Virtuoso pianist John Mark Harris delivered an impressive solo recital for early-bird students at 9:30 in the morning on April 13.
Harris, a professor at City College, holds degrees from UCSD and the New England Conservatory of Music. He has performed to international acclaim as a soloist at the Salzburg and Donaueschingen Festivals with the Southwest German Symphony.
Harris is known for his eclectic aesthetic, which draws on works from the Renaissance to 20th-century maverick composers like John Cage and Iannis Xenakis.
For his early matinee performance, the pianist assembled a diverse program from mostly non-European composers such as Brazilian Heiter Villa-Lobos, ragtime pioneer Scott Joplin and Armenian Aram Khatchaturian.
Harris’ recital began softly with his ruminative interpretation of four short works by Villa-Lobos. The pieces were all under two minutes in length, perhaps an attempt to circumvent the audience’s “no-fly-zone” attention span at that hour of the morning.

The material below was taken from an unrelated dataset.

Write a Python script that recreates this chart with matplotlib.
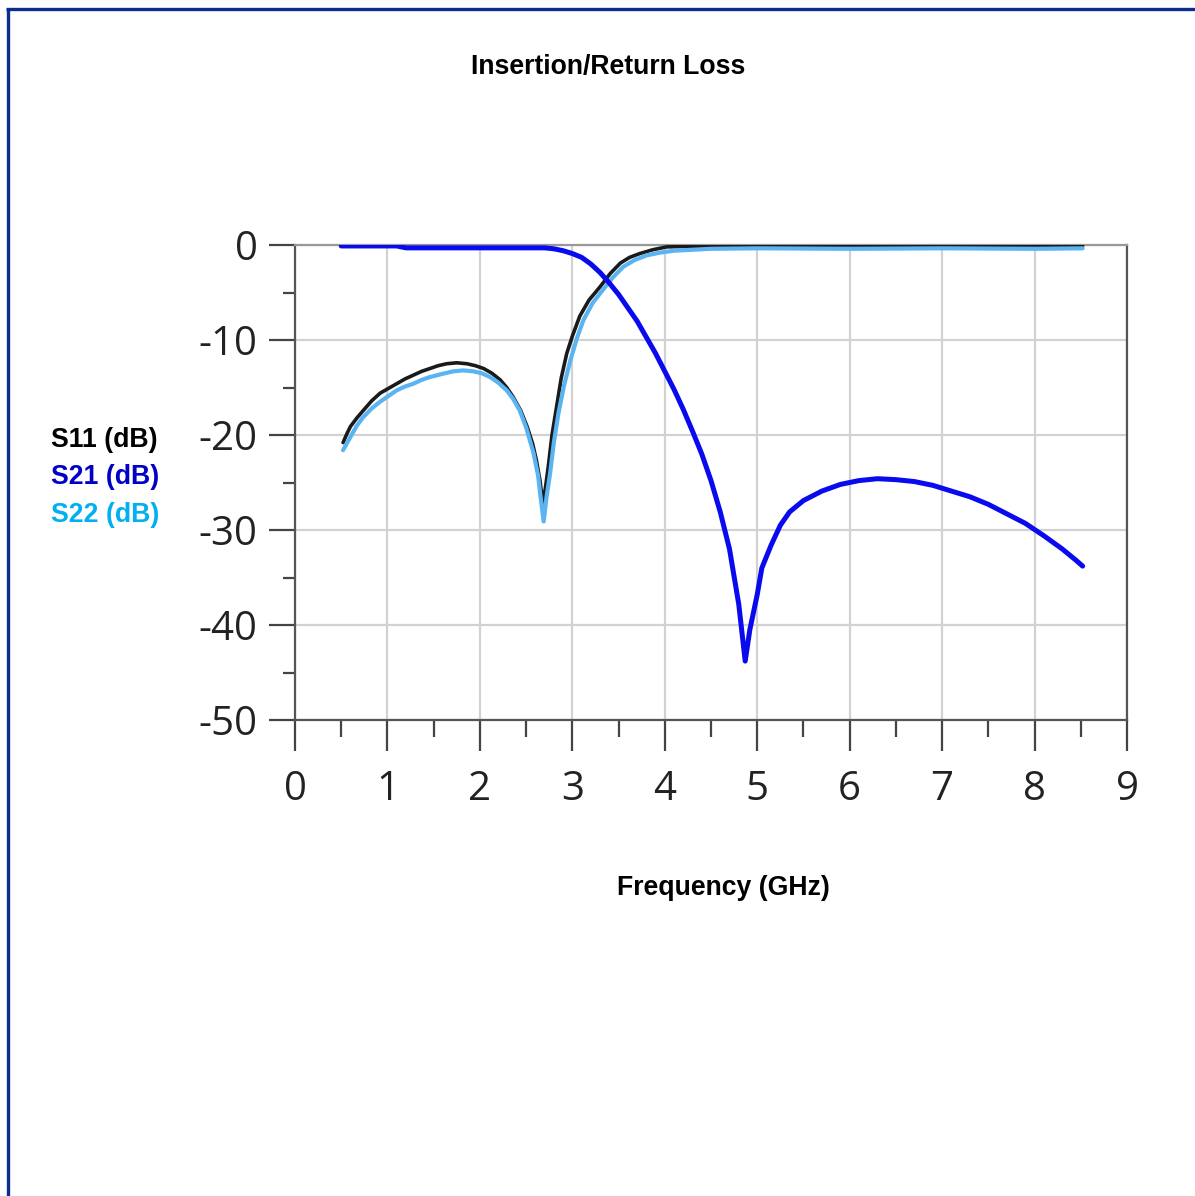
import matplotlib
matplotlib.use("Agg")
import matplotlib.pyplot as plt
from matplotlib.lines import Line2D
from matplotlib.ticker import MultipleLocator, FixedLocator

# ---------------- data ----------------
s11_freq = [0.52, 0.56, 0.6, 0.67, 0.74, 0.83, 0.92, 1.01, 1.1, 1.19, 1.28, 1.37, 1.46, 1.55,
            1.64, 1.75, 1.86, 1.95, 2.04, 2.13, 2.22, 2.29, 2.36, 2.44, 2.51, 2.57, 2.61, 2.65,
            2.68, 2.71, 2.74, 2.78, 2.83, 2.88, 2.94, 3.0, 3.08, 3.18, 3.3, 3.41, 3.52, 3.62,
            3.73, 3.87, 4.02, 4.5, 5.0, 6.0, 7.0, 8.0, 8.52]
s11_db = [-20.8, -19.9, -19.1, -18.2, -17.4, -16.4, -15.6, -15.1, -14.6, -14.1, -13.7, -13.3,
          -13.0, -12.7, -12.5, -12.4, -12.5, -12.7, -13.0, -13.5, -14.2, -15.0, -16.0, -17.4,
          -19.1, -20.9, -22.6, -24.8, -27.2, -25.5, -23.3, -20.0, -17.0, -14.0, -11.4, -9.6,
          -7.5, -5.8, -4.4, -3.0, -1.9, -1.3, -0.9, -0.5, -0.2, -0.1, -0.1, -0.1, -0.1, -0.1,
          -0.1]

s21_freq = [0.5, 1.1, 1.2, 2.7, 2.8, 2.9, 3.0, 3.1, 3.2, 3.3, 3.4, 3.5, 3.6, 3.7, 3.8, 3.9,
            4.0, 4.1, 4.2, 4.3, 4.4, 4.5, 4.6, 4.7, 4.8, 4.87, 4.92, 5.0, 5.05, 5.15, 5.25,
            5.35, 5.5, 5.7, 5.9, 6.1, 6.3, 6.5, 6.7, 6.9, 7.1, 7.3, 7.5, 7.7, 7.9, 8.1, 8.3,
            8.45, 8.52]
s21_db = [-0.1, -0.1, -0.3, -0.3, -0.4, -0.6, -0.9, -1.3, -2.0, -2.9, -4.0, -5.2, -6.6, -8.0,
          -9.7, -11.4, -13.3, -15.2, -17.3, -19.6, -22.0, -24.8, -28.1, -32.0, -37.8, -43.8,
          -40.5, -36.8, -34.0, -31.6, -29.5, -28.1, -26.9, -25.9, -25.2, -24.8, -24.6, -24.7,
          -24.9, -25.3, -25.9, -26.5, -27.3, -28.3, -29.3, -30.6, -32.0, -33.2, -33.8]

s22_freq = [0.52, 0.6, 0.67, 0.74, 0.83, 0.92, 1.01, 1.1, 1.19, 1.28, 1.37, 1.46, 1.58, 1.71,
            1.82, 1.93, 2.02, 2.11, 2.2, 2.29, 2.36, 2.43, 2.5, 2.58, 2.63, 2.66, 2.69, 2.72,
            2.76, 2.8, 2.85, 2.91, 2.98, 3.05, 3.12, 3.22, 3.34, 3.44, 3.55, 3.67, 3.8, 3.95,
            4.1, 4.5, 5.0, 6.0, 7.0, 8.0, 8.52]
s22_db = [-21.6, -20.2, -19.0, -18.1, -17.2, -16.5, -15.9, -15.3, -14.9, -14.6, -14.2, -13.9,
          -13.6, -13.3, -13.2, -13.3, -13.5, -13.9, -14.5, -15.3, -16.2, -17.4, -19.2, -21.9,
          -24.3, -26.8, -29.1, -26.6, -24.0, -20.8, -17.7, -14.8, -12.1, -9.8, -7.9, -6.1,
          -4.6, -3.4, -2.3, -1.6, -1.1, -0.8, -0.6, -0.4, -0.35, -0.4, -0.35, -0.4, -0.35]

x_ticks = [0, 1, 2, 3, 4, 5, 6, 7, 8, 9]
x_ticklabels = ["0", "1", "2", "3", "4", "5", "6", "7", "8", "9"]
y_ticks = [0, -10, -20, -30, -40, -50]
y_ticklabels = ["0", "-10", "-20", "-30", "-40", "-50"]

title = "Insertion/Return Loss"
xlabel = "Frequency (GHz)"
legend_labels = ["S11 (dB)", "S21 (dB)", "S22 (dB)"]
legend_colors = ["#000000", "#0000c8", "#00b0f0"]

# ---------------- figure ----------------
W, H = 1195, 1196
fig = plt.figure(figsize=(W / 100, H / 100), dpi=100)
fig.patch.set_facecolor("white")

ax = fig.add_axes([295 / W, 1 - 720 / H, (1127 - 295) / W, (720 - 245) / H])
ax.set_xlim(0, 9)
ax.set_ylim(-50, 0)

ax.grid(True, which="major", color="#d2d2d2", linewidth=1.6, zorder=0)
ax.set_axisbelow(True)

ax.plot(s11_freq, s11_db, color="#1a1a1a", linewidth=2.6, zorder=3,
        solid_joinstyle="round", solid_capstyle="round")
ax.plot(s22_freq, s22_db, color="#5ab4f2", linewidth=3.0, zorder=4,
        solid_joinstyle="round", solid_capstyle="round")
ax.plot(s21_freq, s21_db, color="#0a0aef", linewidth=3.6, zorder=5,
        solid_joinstyle="round", solid_capstyle="round")

ax.xaxis.set_major_locator(FixedLocator(x_ticks))
ax.set_xticklabels(x_ticklabels)
ax.yaxis.set_major_locator(FixedLocator(y_ticks))
ax.set_yticklabels(y_ticklabels)
ax.xaxis.set_minor_locator(MultipleLocator(0.5))
ax.yaxis.set_minor_locator(MultipleLocator(5))

for lab in ax.get_xticklabels() + ax.get_yticklabels():
    lab.set_fontfamily("Open Sans")
    lab.set_fontsize(29)
    lab.set_color("#222222")

ax.tick_params(axis="x", which="major", direction="out", length=22, width=1.6,
               color="#444444", pad=14)
ax.tick_params(axis="x", which="minor", direction="out", length=12, width=1.6,
               color="#444444")
ax.tick_params(axis="y", which="major", direction="out", length=19, width=1.6,
               color="#444444", pad=8)
ax.tick_params(axis="y", which="minor", direction="out", length=9, width=1.6,
               color="#444444")

for side in ["left", "bottom", "right"]:
    ax.spines[side].set_color("#555555")
    ax.spines[side].set_linewidth(1.6)
ax.spines["top"].set_color("#999999")
ax.spines["top"].set_linewidth(1.6)

# ---------------- texts ----------------
bold = dict(family="Liberation Sans", weight="bold", size=19.2)
fig.text(608 / W, 1 - 67 / H, title, ha="center", va="center", color="black", **bold)
fig.text(723 / W, 1 - 888 / H, xlabel, ha="center", va="center", color="black", **bold)
for i, (lab, col) in enumerate(zip(legend_labels, legend_colors)):
    fig.text(51 / W, 1 - (440 + 37.5 * i) / H, lab, ha="left", va="center",
             color=col, **bold)

# ---------------- border ----------------
border_col = "#0b2d8c"
fig.add_artist(Line2D([7.5 / W, 7.5 / W], [0, 1 - 8.5 / H], transform=fig.transFigure,
                      color=border_col, linewidth=2.4, solid_capstyle="butt"))
fig.add_artist(Line2D([6.3 / W, 1], [1 - 8.5 / H, 1 - 8.5 / H], transform=fig.transFigure,
                      color=border_col, linewidth=2.4, solid_capstyle="butt"))

fig.savefig("out.png", dpi=100, facecolor="white")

Next up was Harris’ fascinating take on two Scott Joplin pieces, “Magnetic Rag” and “Stop Time Rag.”
The first piece was performed with a curious legato feeling throughout its surprisingly expansive melody. There were three distinctive themes at work and Harris’ reading only served to prove what an original thinker Joplin was.
“Stop Time Rag” was more archetypal Joplin and actually required Harris to regularly stomp out quarter-notes with his right foot while hammering out the highly syncopated melody with a florid alacrity.
Harris followed the Joplin songs with four short compositions by Khatchaturian.
Harris exploited the dynamic range of the grand piano in the acoustically pristine Saville Theatre throughout the recital, introducing the first song, “Adventures of Yvonne,” by focusing on the delicate beauty of its melody with a suspended sense of grace.
“Yvonne Can’t Go Out To Play” posited a considerably darker mood, complete with moody arpeggios and enigmatic voicing. Then “Yvonne and Natasha” took things a step further with hammered, dramatic chord sequences filled with increasingly dissonant harmonies.
The final piece by the Armenian composer, “Tales Of A Strange Land,” began with left-hand rumblings, eventually yielding to a joyous Middle-Eastern theme.
With a wise sense of programming, Harris saved the best for last with two pieces by the Russian composer Rachmaninoff.
The first featured rolling arpeggios against a crystalline melody and built to a state of beauty that was offset by a sense of drama. Halfway through the piece, Harris’ right hand trilling opened up to progressively more atonal dramatics, which ended without resolution.
The final composition really allowed Harris to shine as a master of modern piano. This tour-de-force opened with ominous bass declarations and a descending stair-step melody which began slowly ratcheting up the tension in a way that could not be denied.
Suddenly, both of the pianist’s hands erupted into furious hammering, building a reverberant storm cloud that hung in the air despite the violent, stabbing chords that sought to displace it.
Gradually, Harris drew down the dynamics to elicit swells of unresolved harmonic questions that only silence could answer — followed by tumultuous, well-deserved applause.